Only about four years ago I was a believer in anthropogenic carbon dioxide as the driver of catastrophic global warming. I heard the carbon dioxide story all over the media and most people around me had the same belief. But on the other hand, I always had the impression the claims were probably exaggerated – it most likely was less worse than the media/scientists said it was. But in general, I did believe it.

For example, the winters of 2004 and 2005 were very soft and there was a heatwave in 2006. The media was full of it. They said that this was a clear sign of global warming, that hot summers with heat waves were more common than in the past and soft winters were the new normal (by the way, they now say snowy winters are a sign of global warming too, but that’s another story).

I heard this all around me and I had no doubt that, maybe somewhat exaggerated, in essence it was true.

Looking for answers

Fast forward to 2008 when we had a lousy summer and a cool autumn. I had some time on my hand and I had the question if something was changed in the global warming story. I wondered if the last warmer winters were from anthropogenic origin, maybe this cool summer and colder (normal) autumn reflected some improvement. Maybe even because of less emissions, who knows we learned something from our mistakes…

Okay, I admit it, I was really naive at that time.

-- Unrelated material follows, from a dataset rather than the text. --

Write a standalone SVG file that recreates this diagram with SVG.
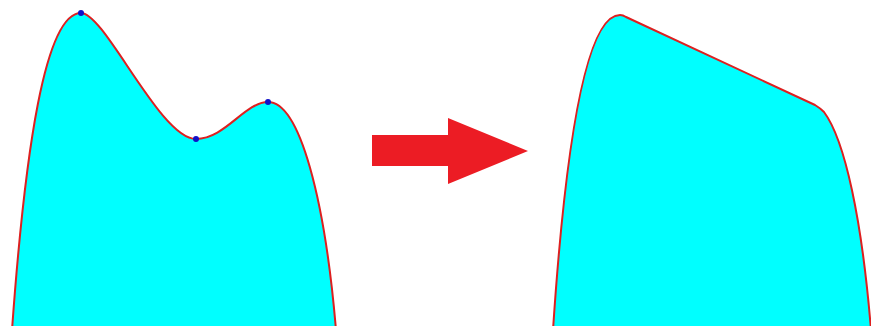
<svg xmlns="http://www.w3.org/2000/svg" width="871" height="326" viewBox="0 0 871 326">
<style>
.shape{fill:#00ffff;stroke:#dd2020;stroke-width:2;stroke-linejoin:round}
.dot{fill:#1010c8}
.arrow{fill:#ec1c24}
</style>
<rect width="871" height="326" fill="#ffffff"/>
<g id="before">
<path class="shape" d="M 12,330 C 25,150 45,13 81,13 C 105,13 160,139 196,139 C 225,139 245,102 268,102 C 300,102 325,200 336,330 Z"/>
<circle class="dot" cx="81" cy="13" r="3"/>
<circle class="dot" cx="196" cy="139" r="3"/>
<circle class="dot" cx="268" cy="102" r="3"/>
</g>
<g id="connectors">
<polygon class="arrow" points="372,135 448,135 448,118 528,151 448,184 448,166 372,166"/>
</g>
<g id="after">
<path class="shape" d="M 553,330 C 565,150 585,15 620,15 Q 623,15 626,17 L 815,105 Q 820,108 824,112 C 845,140 862,220 871,330 Z"/>
</g>
</svg>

I started googling and very soon came across a site called RealClimate. I found a similar question and most importantly, it was answered. I found the answer a bit harsh, something in the line of: global warming is still here, everything was still in line with global warming and it was not really smart to think otherwise. So, here I found my answer, global warming was still here, nothing changed and heat would soon resurface. That was it. I ended my search because the answer fitted my belief perfectly.

But not for long. In a way, I was not satisfied with this answer. I had a problems with the tone in which the answer was given. I was very surprised that a scientist would need to give a sneer to anyone who has a different opinion. At that time I believed there was a overwhelming consensus among scientists and only a few Big Oil-ers denied the truth. But if that was true, there was no reason why anyone from the “proper” side of the debate had to defend himself against someone with an honest question!?!?

Back to square one

Normally I would have stopped there, but I had some time and I really wanted to know. In no time I found myself googling on my question again. At first it was hard, I still believed in catastrophic anthropogenic global warming and without even thinking I categorized everyone who doubted global warming as chills of Big Oil or at least people with an hidden agenda. Needless to say I got nowhere, I only looked at one side of the story and ignored the other side completely, this because my belief that “non-believers” couldn’t be right didn’t allow for considering their views or arguments.

Then I had an idea. I knew that the movie An The Inconvenient Truth of Al Gore was about global warming. I didn’t see this movie in 2006, but I knew it had quite some impact on people around me. I wanted to know the real story of global warming and the science behind it, so I assumed this would be a good start for my search. Picture my surprise when I found more sites handling the mistakes of the film than the merits! Bit by bit I saw most of the movie online. I was prepared that there would be some exaggerations in the film to give it more impact, but it was more than I could handle.

This made me more determined to dig even deeper. Slowly I started to look at skeptical sites. The more I did, the more I really got confused. Skeptical sites said temperatures are cyclical in nature and they had proof of this. But pro global warming sites said it was warming at an unprecedented rate because of us humans and they also had proof of it. It seemed both reasonable and I didn’t know what to believe.